Reform then, lies in the ability to restore the public’s confidence in the law and its consequent ability to safeguard Sri Lankan citizens. A systemic change in how the police interact with individuals in custody, regardless of whether they are innocent or guilty, is likely to delineate and charter a new course for the progression of peace and justice in post-war Sri Lanka.
The narrative of justice told through stories of torture victims is not an academic story of a failing system. It is the story of a human tragedy unfolding in the daily lives of citizens in our country. Torture is a social evil. There cannot be any tolerance limit for its existence. We must embrace the idea of a world that is free of torture. Reading the narratives of victims causes both anger and sympathy. Basil Fernando’s analysis leads us to the absolute necessity for reforms.
We must delink the police from the military institutions. In Sri Lanka the cross cutting ties between the police and the military has resulted in the lines between internal order and external security becoming blurred. This leads to a situation where almost every instance of civil disobedience can be recast as an ‘external threat’ warranting disproportionate use of force. Re-civilize the police force. The recent military attack in Weliweriya on unarmed civilians who asked for clean drinking water could have been avoided if the distinction between policing and military combat was clearer. There must be a screening process of individual police officers on the basis of their ‘human rights record’ and dismissing those officers found to have committed acts of torture or inhuman/degrading treatment. A mere transfer for those found guilty indicates tolerance of wrong doing.

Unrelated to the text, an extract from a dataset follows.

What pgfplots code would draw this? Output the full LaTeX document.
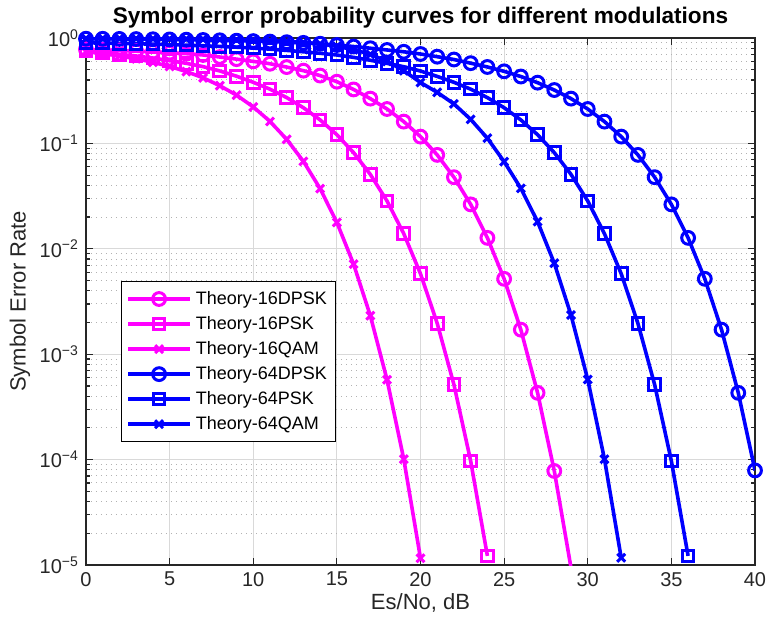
\documentclass[border=0pt]{standalone}
\usepackage{fontspec}
\setmainfont{Liberation Sans}
\usepackage{pgfplots}
\pgfplotsset{compat=1.18}

\definecolor{mag}{RGB}{255,0,255}
\definecolor{blu}{RGB}{0,0,255}

\begin{document}
\begin{tikzpicture}
\begin{axis}[
    at={(0,0)}, anchor=south west,
    scale only axis,
    width=334.5pt, height=263.5pt,
    ymode=log,
    xmin=0, xmax=40, ymin=1e-5, ymax=1,
    xtick={0,5,...,40}, minor x tick num=0,
    ytick={1e-5,1e-4,1e-3,1e-2,1e-1,1},
    yticklabels={10\textsuperscript{−5},10\textsuperscript{−4},10\textsuperscript{−3},10\textsuperscript{−2},10\textsuperscript{−1},10\textsuperscript{0}},
    minor ytick={2e-5,3e-5,4e-5,5e-5,6e-5,7e-5,8e-5,9e-5,
                 2e-4,3e-4,4e-4,5e-4,6e-4,7e-4,8e-4,9e-4,
                 2e-3,3e-3,4e-3,5e-3,6e-3,7e-3,8e-3,9e-3,
                 2e-2,3e-2,4e-2,5e-2,6e-2,7e-2,8e-2,9e-2,
                 0.2,0.3,0.4,0.5,0.6,0.7,0.8,0.9},
    xmajorgrids, ymajorgrids, yminorgrids,
    major grid style={black!15, line width=0.5pt},
    minor grid style={black!30, line width=0.5pt, dash pattern=on 0.5pt off 2pt},
    tick style={black!85, line width=0.6pt},
    major tick length=3.5pt, minor tick length=2pt,
    axis line style={black!85, line width=0.7pt},
    /pgf/number format/assume math mode=true,
    tick label style={font=\fontsize{10}{12}\selectfont, text=black!85},
    xlabel={Es/No, dB},
    ylabel={Symbol Error Rate},
    label style={font=\fontsize{11}{13}\selectfont, text=black!85},
    xlabel style={at={(axis description cs:0.5,0)}, anchor=center, yshift=-19pt},
    ylabel style={at={(axis description cs:-0.0987,0.5)}, anchor=center},
    title={Symbol error probability curves for different modulations},
    title style={font=\fontsize{11.3}{13}\selectfont\bfseries, at={(axis description cs:0.5,1)}, anchor=center, yshift=4pt},
    legend style={at={(0.052,0.538)}, anchor=north west, draw=black, line width=0.5pt,
        fill=white, font=\fontsize{9}{11}\selectfont, row sep=0.5pt, inner sep=2.5pt},
    legend cell align=left,
    legend image code/.code={\draw[mark repeat=2,mark phase=2] plot coordinates {(0pt,0pt) (15.5pt,0pt) (31pt,0pt)};},
    every axis plot/.append style={line width=1.8pt, mark options={solid, line width=1.5pt}},
]

% 16DPSK
\addplot[mag, mark=o, mark size=3.2pt] coordinates {
 (0,0.78) (1,0.77) (2,0.76) (3,0.75) (4,0.74) (5,0.725) (6,0.71) (7,0.69) (8,0.66) (9,0.63)
 (10,0.60) (11,0.57) (12,0.53) (13,0.49) (14,0.44) (15,0.385) (16,0.325) (17,0.266) (18,0.212) (19,0.161)
 (20,0.116) (21,0.0778) (22,0.0478) (23,0.0264) (24,0.0127) (25,0.00519) (26,0.00171) (27,4.3e-4) (28,7.8e-5)
};
\addlegendentry{Theory-16DPSK}
\addplot[mag, forget plot] coordinates {(28,7.8e-5) (29,9.4e-6)};

% 16PSK
\addplot[mag, mark=square, mark size=2.9pt] coordinates {
 (0,0.75) (1,0.725) (2,0.70) (3,0.675) (4,0.645) (5,0.61) (6,0.575) (7,0.535) (8,0.487) (9,0.434)
 (10,0.38) (11,0.327) (12,0.272) (13,0.218) (14,0.167) (15,0.121) (16,0.0817) (17,0.0508) (18,0.0284) (19,0.0139)
 (20,0.0058) (21,0.00196) (22,5.14e-4) (23,9.7e-5) (24,1.22e-5)
};
\addlegendentry{Theory-16PSK}

% 16QAM
\addplot[mag, mark=x, mark size=2.8pt] coordinates {
 (0,0.741) (1,0.710) (2,0.675) (3,0.635) (4,0.589) (5,0.537) (6,0.4805) (7,0.419) (8,0.353) (9,0.287)
 (10,0.222) (11,0.1617) (12,0.1093) (13,0.0675) (14,0.0372) (15,0.01778) (16,0.00716) (17,0.00232) (18,5.72e-4) (19,1.01e-4)
 (20,1.16e-5)
};
\addlegendentry{Theory-16QAM}

% 64DPSK
\addplot[blu, mark=o, mark size=3.2pt] coordinates {
 (0,0.985) (1,0.983) (2,0.98) (3,0.977) (4,0.973) (5,0.969) (6,0.964) (7,0.958) (8,0.951) (9,0.943)
 (10,0.934) (11,0.924) (12,0.912) (13,0.899) (14,0.882) (15,0.858) (16,0.83) (17,0.80) (18,0.77) (19,0.74)
 (20,0.705) (21,0.665) (22,0.625) (23,0.577) (24,0.531) (25,0.483) (26,0.431) (27,0.377) (28,0.321) (29,0.266)
 (30,0.212) (31,0.161) (32,0.116) (33,0.0778) (34,0.0478) (35,0.0264) (36,0.0127) (37,0.00519) (38,0.00171) (39,4.3e-4)
 (40,7.9e-5)
};
\addlegendentry{Theory-64DPSK}

% 64PSK
\addplot[blu, mark=square, mark size=2.9pt] coordinates {
 (0,0.90) (1,0.895) (2,0.89) (3,0.882) (4,0.874) (5,0.865) (6,0.855) (7,0.844) (8,0.832) (9,0.818)
 (10,0.802) (11,0.784) (12,0.763) (13,0.74) (14,0.716) (15,0.69) (16,0.655) (17,0.615) (18,0.575) (19,0.534)
 (20,0.486) (21,0.432) (22,0.38) (23,0.327) (24,0.272) (25,0.218) (26,0.167) (27,0.121) (28,0.0817) (29,0.0508)
 (30,0.0284) (31,0.0139) (32,0.0058) (33,0.00196) (34,5.14e-4) (35,9.7e-5) (36,1.22e-5)
};
\addlegendentry{Theory-64PSK}

% 64QAM
\addplot[blu, mark=x, mark size=2.8pt] coordinates {
 (0,0.99) (1,0.989) (2,0.988) (3,0.986) (4,0.984) (5,0.981) (6,0.978) (7,0.974) (8,0.969) (9,0.963)
 (10,0.955) (11,0.944) (12,0.93) (13,0.91) (14,0.88) (15,0.835) (16,0.775) (17,0.70) (18,0.60) (19,0.49)
 (20,0.378) (21,0.305) (22,0.237) (23,0.169) (24,0.112) (25,0.0671) (26,0.0375) (27,0.0181) (28,0.0073) (29,0.00235)
 (30,5.75e-4) (31,1.01e-4) (32,1.17e-5)
};
\addlegendentry{Theory-64QAM}

\end{axis}
\pgfresetboundingbox
\useasboundingbox (-43pt,-30.5pt) rectangle (340pt,282.5pt);
\end{tikzpicture}
\end{document}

A more professional police force has to be better remunerated to resist the constant pressure to supplement poor incomes. Larger expenditures need to be made in training police personnel on the basis that they are protectors and promoters of the law and justice, as opposed to enforcers of security. Better training will have to be complemented with higher investments in technology and machinery to enhance the probability of prosecutions based on circumstantial evidence rather than confessions elicited by the use of torture.
My comment on the book will be incomplete if I do not comment on the author. I have met Basil Fernando only once. He certainly made an impression on me as a man with a mission. His life was consumed by his passion of fighting for the marginalized, the victims of injustice, and particularly those subject to torture, inhuman and degrading treatment. His commitment to the task has certainly not made him wealthy but has deprived him of friends and relatives, since he has felt unwelcomed in the land of his birth – Sri Lanka. Our country is richer because of people like Basil Fernando, who are idealists pursuing a cause, rather than being paid hirelings working to the agendas of others. His philosophy, his ethics, and his lifestyle stand tall behind his new publication. I strongly recommend the book for those with an open mind in pursuit of an open society – a country where its government will fear its people rather than a people who will fear its government.